Goal:
Scan the records and identify every line in which the string "LaTeX" occurs, then return those lines.

Task inputs:

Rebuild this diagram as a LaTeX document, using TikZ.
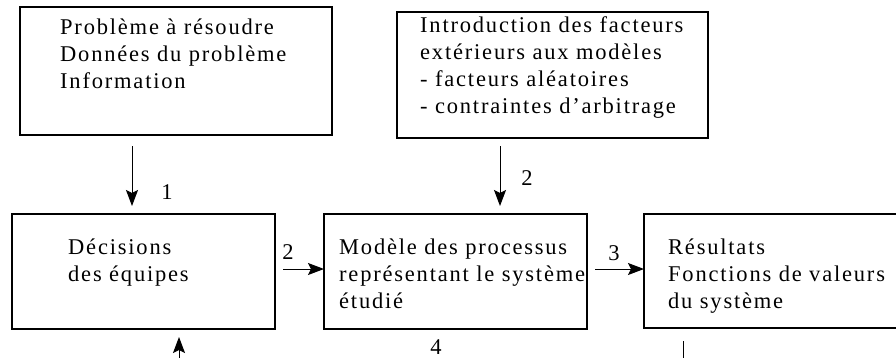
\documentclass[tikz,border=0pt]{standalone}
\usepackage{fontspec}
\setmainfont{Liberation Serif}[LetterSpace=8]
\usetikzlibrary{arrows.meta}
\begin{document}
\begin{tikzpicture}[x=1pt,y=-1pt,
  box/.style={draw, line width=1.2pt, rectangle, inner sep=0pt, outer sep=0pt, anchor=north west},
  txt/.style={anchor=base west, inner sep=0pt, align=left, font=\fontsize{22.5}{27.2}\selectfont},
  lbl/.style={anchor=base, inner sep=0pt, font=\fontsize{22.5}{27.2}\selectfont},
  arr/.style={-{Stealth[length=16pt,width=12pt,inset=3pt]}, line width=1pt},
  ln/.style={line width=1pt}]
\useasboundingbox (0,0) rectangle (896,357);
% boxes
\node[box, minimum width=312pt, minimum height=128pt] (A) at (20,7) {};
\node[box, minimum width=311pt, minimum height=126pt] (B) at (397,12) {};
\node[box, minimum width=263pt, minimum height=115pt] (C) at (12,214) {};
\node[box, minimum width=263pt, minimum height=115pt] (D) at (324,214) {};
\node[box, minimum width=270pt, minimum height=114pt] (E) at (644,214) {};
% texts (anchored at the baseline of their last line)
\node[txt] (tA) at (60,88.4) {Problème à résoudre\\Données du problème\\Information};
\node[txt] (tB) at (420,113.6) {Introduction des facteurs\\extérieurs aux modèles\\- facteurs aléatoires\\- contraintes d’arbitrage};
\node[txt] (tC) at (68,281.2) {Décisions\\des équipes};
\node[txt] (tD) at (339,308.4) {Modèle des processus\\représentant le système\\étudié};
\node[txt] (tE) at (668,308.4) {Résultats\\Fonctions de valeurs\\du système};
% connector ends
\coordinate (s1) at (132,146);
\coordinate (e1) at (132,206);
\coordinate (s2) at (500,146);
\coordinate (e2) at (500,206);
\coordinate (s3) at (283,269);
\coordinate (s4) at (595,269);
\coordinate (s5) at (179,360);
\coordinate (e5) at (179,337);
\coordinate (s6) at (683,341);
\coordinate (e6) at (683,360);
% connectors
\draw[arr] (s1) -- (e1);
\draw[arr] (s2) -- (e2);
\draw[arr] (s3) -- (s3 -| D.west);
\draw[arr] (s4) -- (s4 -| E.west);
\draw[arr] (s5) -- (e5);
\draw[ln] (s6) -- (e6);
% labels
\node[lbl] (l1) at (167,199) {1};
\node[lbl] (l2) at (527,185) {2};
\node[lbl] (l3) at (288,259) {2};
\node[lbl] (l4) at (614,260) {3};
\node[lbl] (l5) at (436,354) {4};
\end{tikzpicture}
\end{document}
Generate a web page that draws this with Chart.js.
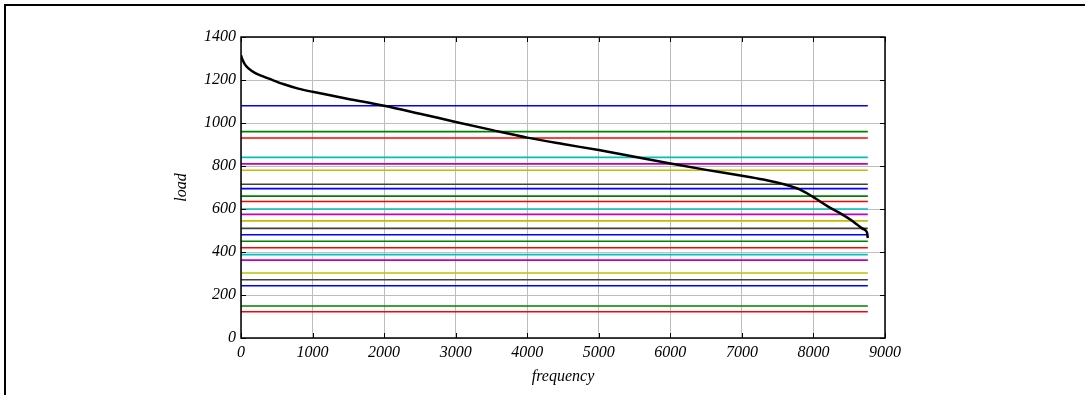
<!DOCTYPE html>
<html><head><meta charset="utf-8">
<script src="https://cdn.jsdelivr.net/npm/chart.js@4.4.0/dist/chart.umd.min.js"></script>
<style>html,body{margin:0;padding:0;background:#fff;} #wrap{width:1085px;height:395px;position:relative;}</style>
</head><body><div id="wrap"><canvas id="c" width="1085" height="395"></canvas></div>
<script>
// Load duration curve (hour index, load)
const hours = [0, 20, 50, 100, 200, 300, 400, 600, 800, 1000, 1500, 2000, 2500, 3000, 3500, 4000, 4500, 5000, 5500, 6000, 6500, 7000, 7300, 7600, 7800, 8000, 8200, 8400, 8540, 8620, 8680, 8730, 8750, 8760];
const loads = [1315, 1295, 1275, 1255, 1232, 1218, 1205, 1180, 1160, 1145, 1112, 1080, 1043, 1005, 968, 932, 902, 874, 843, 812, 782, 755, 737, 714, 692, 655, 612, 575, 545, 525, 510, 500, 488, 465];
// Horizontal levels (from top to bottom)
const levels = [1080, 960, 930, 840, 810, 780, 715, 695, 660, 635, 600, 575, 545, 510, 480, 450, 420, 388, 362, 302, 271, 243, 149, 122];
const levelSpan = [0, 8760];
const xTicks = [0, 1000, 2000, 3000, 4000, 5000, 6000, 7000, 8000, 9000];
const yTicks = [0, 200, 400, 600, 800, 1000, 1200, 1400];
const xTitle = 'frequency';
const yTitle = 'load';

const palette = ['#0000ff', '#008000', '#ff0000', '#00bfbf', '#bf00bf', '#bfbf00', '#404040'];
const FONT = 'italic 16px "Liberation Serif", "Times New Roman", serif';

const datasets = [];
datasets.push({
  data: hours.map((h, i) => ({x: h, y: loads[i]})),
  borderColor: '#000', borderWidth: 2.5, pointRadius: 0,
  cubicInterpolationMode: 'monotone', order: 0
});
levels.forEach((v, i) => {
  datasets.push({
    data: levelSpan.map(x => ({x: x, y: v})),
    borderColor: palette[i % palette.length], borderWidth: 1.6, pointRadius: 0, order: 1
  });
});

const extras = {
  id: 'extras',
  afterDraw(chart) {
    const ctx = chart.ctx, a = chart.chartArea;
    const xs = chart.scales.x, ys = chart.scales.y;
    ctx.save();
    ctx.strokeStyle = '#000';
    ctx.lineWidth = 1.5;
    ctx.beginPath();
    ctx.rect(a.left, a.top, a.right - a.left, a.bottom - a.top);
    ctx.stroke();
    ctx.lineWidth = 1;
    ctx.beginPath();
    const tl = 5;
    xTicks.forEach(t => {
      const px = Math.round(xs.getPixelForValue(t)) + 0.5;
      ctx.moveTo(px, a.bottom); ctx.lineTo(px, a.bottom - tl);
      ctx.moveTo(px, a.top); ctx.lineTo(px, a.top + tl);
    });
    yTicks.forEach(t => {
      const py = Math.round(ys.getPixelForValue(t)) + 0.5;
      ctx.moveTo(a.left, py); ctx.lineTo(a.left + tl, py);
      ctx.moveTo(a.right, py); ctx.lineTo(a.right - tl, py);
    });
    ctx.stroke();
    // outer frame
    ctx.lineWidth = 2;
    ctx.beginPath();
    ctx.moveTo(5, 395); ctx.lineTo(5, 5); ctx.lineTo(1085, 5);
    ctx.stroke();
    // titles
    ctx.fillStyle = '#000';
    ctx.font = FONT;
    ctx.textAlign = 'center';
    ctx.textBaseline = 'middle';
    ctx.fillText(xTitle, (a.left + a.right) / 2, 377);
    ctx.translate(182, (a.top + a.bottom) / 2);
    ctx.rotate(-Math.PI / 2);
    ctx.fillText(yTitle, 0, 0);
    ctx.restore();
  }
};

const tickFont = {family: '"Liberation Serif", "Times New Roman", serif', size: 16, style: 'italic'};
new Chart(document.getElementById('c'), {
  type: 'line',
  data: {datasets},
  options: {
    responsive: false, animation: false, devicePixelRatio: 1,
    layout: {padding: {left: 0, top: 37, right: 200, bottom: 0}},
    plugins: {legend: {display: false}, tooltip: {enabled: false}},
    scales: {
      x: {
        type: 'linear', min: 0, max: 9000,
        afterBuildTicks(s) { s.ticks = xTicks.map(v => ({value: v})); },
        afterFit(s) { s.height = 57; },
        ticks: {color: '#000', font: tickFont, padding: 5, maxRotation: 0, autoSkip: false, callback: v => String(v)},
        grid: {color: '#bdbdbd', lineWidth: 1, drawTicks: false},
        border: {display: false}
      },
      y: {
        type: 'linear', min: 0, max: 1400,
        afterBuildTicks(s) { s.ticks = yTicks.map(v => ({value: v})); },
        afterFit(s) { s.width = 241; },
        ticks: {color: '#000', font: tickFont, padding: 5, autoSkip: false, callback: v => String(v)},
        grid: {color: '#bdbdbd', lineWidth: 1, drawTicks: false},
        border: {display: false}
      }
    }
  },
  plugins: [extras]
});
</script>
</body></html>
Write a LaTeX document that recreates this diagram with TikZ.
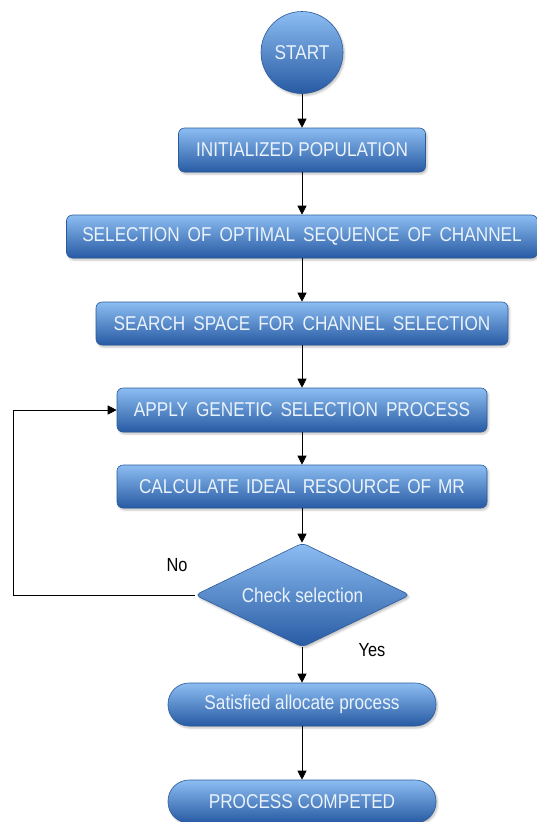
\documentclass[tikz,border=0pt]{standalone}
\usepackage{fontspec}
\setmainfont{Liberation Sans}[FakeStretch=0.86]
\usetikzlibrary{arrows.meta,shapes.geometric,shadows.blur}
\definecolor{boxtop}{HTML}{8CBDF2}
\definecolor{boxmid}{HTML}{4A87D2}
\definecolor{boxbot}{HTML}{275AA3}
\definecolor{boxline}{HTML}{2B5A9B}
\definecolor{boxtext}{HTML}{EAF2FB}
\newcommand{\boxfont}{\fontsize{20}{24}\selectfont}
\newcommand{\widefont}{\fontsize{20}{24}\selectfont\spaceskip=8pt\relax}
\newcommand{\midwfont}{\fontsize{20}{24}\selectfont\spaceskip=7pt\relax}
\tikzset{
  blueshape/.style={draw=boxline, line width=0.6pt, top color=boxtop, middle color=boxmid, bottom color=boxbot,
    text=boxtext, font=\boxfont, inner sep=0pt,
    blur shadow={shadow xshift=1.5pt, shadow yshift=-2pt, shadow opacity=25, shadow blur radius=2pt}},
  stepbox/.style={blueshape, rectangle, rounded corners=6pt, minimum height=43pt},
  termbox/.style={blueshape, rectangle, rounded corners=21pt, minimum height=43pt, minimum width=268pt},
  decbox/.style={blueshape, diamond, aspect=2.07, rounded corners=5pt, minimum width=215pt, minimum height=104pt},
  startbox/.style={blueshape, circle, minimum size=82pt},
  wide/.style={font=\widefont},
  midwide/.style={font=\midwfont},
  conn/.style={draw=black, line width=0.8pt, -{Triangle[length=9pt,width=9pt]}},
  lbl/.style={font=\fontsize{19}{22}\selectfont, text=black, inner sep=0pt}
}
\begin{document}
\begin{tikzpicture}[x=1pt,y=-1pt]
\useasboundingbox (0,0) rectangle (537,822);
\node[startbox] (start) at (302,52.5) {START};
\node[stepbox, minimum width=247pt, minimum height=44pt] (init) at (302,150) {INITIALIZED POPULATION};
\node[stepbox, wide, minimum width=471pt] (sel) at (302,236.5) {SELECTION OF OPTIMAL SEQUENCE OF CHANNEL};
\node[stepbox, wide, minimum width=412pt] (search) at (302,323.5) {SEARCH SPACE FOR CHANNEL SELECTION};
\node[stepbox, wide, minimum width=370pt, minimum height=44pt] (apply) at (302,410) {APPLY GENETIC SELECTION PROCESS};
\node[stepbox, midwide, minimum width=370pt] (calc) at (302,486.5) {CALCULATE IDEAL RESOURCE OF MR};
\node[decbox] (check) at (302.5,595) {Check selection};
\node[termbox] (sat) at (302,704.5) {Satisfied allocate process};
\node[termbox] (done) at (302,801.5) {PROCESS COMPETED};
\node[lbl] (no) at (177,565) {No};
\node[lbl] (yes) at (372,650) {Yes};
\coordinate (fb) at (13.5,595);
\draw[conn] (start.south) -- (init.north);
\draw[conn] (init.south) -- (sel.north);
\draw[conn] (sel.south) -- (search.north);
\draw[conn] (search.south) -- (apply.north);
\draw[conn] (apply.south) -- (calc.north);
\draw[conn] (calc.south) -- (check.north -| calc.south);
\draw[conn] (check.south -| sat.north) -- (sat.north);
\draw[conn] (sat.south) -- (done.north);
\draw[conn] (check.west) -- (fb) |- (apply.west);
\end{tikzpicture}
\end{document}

Solution to this problem:
Rebuild this diagram as a LaTeX document, using TikZ.
Write a LaTeX document that recreates this diagram with TikZ.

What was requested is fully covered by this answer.